- Born: 20 July 1593 Schwarza
- Died: 4 April 1672 (aged 78) Ilsenburg
- Noble family: Stolberg
- Spouse: Anna Elisabeth of Stolberg-Ortenberg

= Henry Ernest, Count of Stolberg =

Henry Ernest, Count of Stolberg (20 July 1593 in Schwarza - 4 April 1672 in Ilsenburg) was a German nobleman. He was the founder of the older main line of the House of Stolberg.

He was the eldest son of Count Christopher II of Stolberg. From 1639 to 1645, Henry Ernst and his younger brother John Martin jointly ruled the County of Stolberg. On 31 May 1645, they divided their inheritance, with Henry Ernest receiving the County of Wernigerode and Hohnsteiner Forest. He moved the residence of his county from Wernigerode to Ilsenburg.

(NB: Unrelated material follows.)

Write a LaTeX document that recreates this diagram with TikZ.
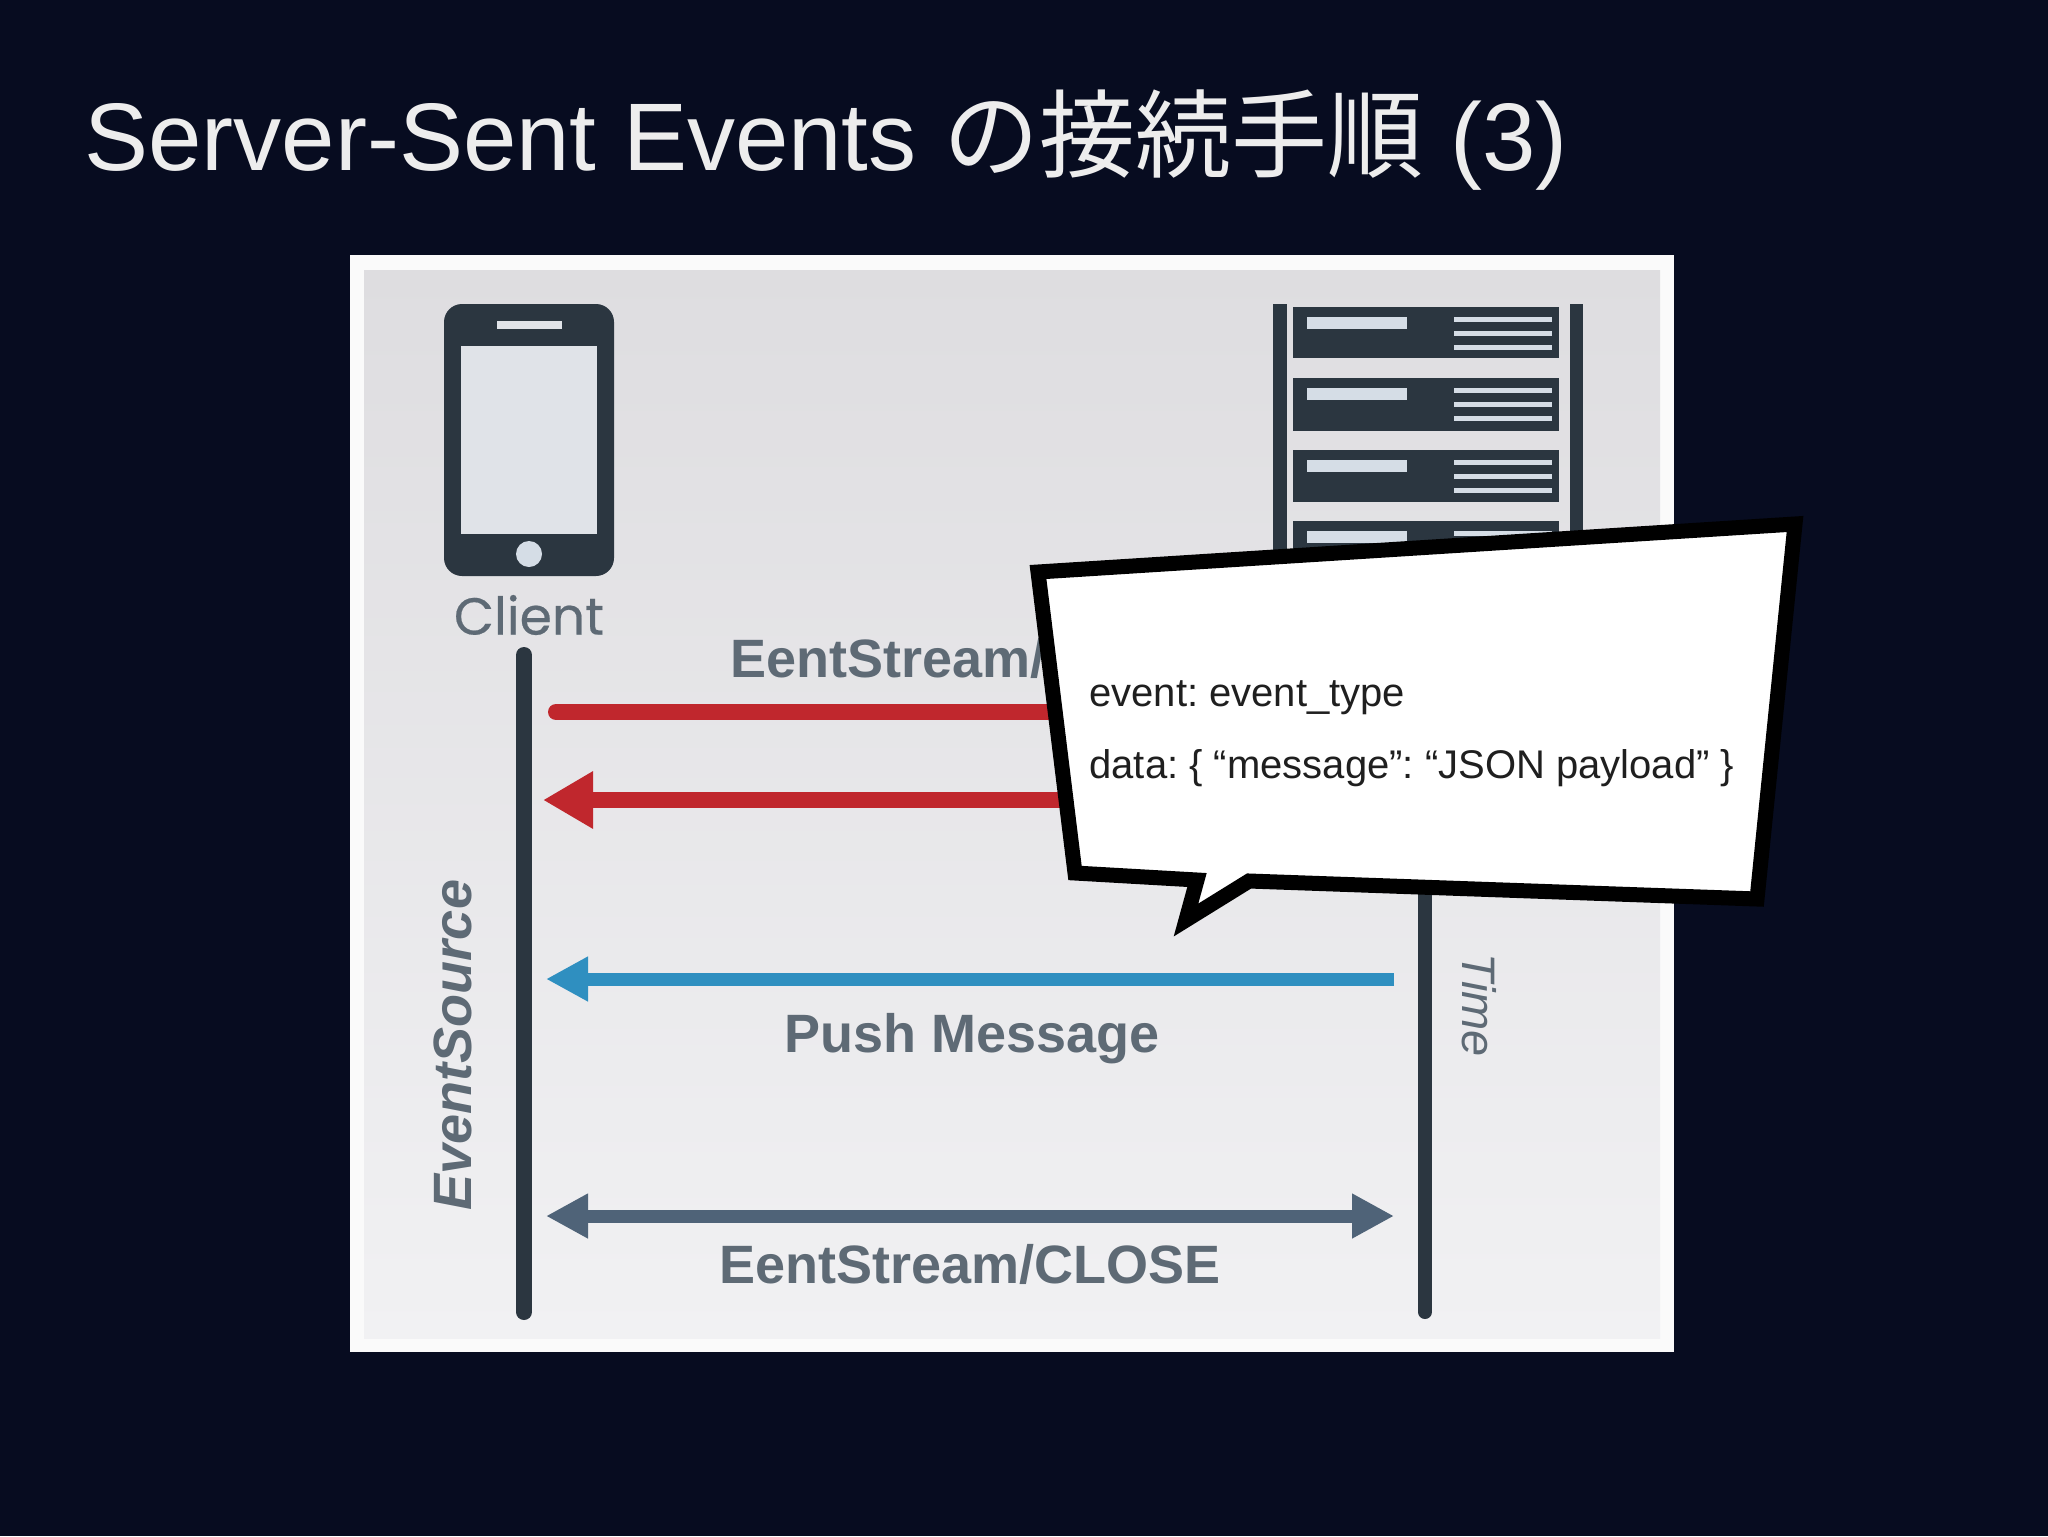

On 2 May 1649, he married Anna Elisabeth, a daughter of Count Henry Volrad of Stolberg-Ortenberg. They had two sons, Ernest and Louis Christian, and one daughter, Anna Eleonore, who married Emmanuel, Prince of Anhalt-Köthen in Ilsenburg on 23 March 1670.

As there was no primogeniture in Stolberg, his sons jointly inherited the county when Henry Ernest died in 1672.